Ter quatro filhos fez de mim uma especialista instantânea em quase tudo, apesar de eu, grande parte das vezes, andar em navegação desgovernada, com o mapa ao contrário a tentar procurar o Norte. 

Eu não a pedi e não é justa a beatificação: não sou santa, tenho as minhas falhas de acrácter, e erro, faço más opções, digo parvoíces; às vezes faço burrada atrás de burrada, tropeço e até fico com falta de ar.

Por exemplo, mea culpa, mea maxima culpa: nunca fiz uma sopa de bebé na minha vida.

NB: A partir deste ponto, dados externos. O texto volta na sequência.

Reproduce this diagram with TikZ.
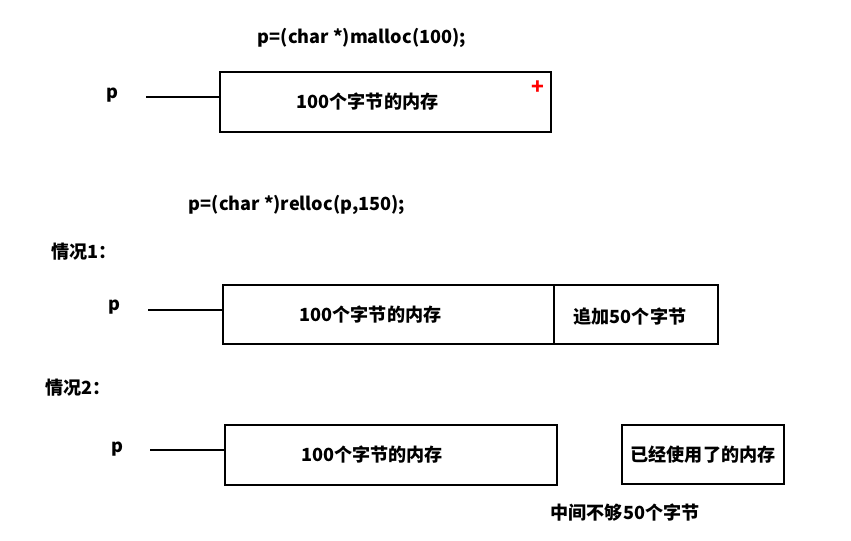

Não fiz, não quero fazer,não vou fazer e sou um pouco leviana nas introduções de alimentos. O meu departamento é a mama (há 13 meses and counting), e depois os assados, guisados - os salva-vidas de uma cozinheira de uma família de maiores proporções.

Não sei nada sobre sopas de bebé.
Também me recuso a lavar os dentes ao cão. Não dá!
Sempre que me perguntam, na qualidade e pedestal bem alto de mãe de quatro, a que idade introduzi o rodovalho, o espinafre ou o ruibarbo (isto vai complicando a cada filho que me nasce) explico que houve uma altura que a minha dispensa tinha como único conteúdo pacotes de Cerelac e boiões de pescada com béchamel da Nestlé, os favoritos da minha primogénita até quase aos seus três anos de idade, e que é melhor passar ao outro e não ao mesmo, porque não posso ajudar nesse departamento.

A minha mãe encarregou-se do cardápio de mistelas batidas da Carolina, e o senhor meu marido virou Masterchef dos seus três filhos - dominando a arte da batata doce, da beterraba e do chuchu.

Quando o João me conheceu eu era accionista da multinacional Nestlé e as acções eram potinhos de vidro que faziam plop e para os quais nem era preciso a ajuda de um homem para abrir.

Com a Isaura, voltámos pontualmente à pescada com béchamel. Coincidiu com o meu regresso ao trabalho a tempo inteiro e com o frenesim do dia-a-dia.

Nas vésperas de Natal comprámos um carregamento de novos boiões para fazer face à esquizofrenia do Natal e da antecipada falta de tempo que sermos os anfitriões e cozinheiros da Consoada e Almoço de Natal. Quando chegámos a casa tínhamos um presente da Nestlé: mais boiões (que entretanto já marcharam todos).

Não sei fazer sopas de bebé, mas no Natal cozinhei com o meu lindo marido um capão do qual só sobraram ossos.


Há anos e anos que nos dou o nome de “Família Cerelac" (para quem tenha Instagram é procurar a hashtag #familiacerelac). 


Vejam lá, querida Nestlé, se este post não saiu melhor que a encomenda? E se a Aurora não é um perfeita princesa Nestlé?
Obrigada pelos boiões. Obrigada por facilitarem a vida a muitos pais cansados :)
Boas entradas!

2 comentários:

  1. Vou passar este post a uma controller da Nestlé. Ela vai adorar conhecê-la...! Ehehehehehe Beijinhos Mãe-de-Quatro!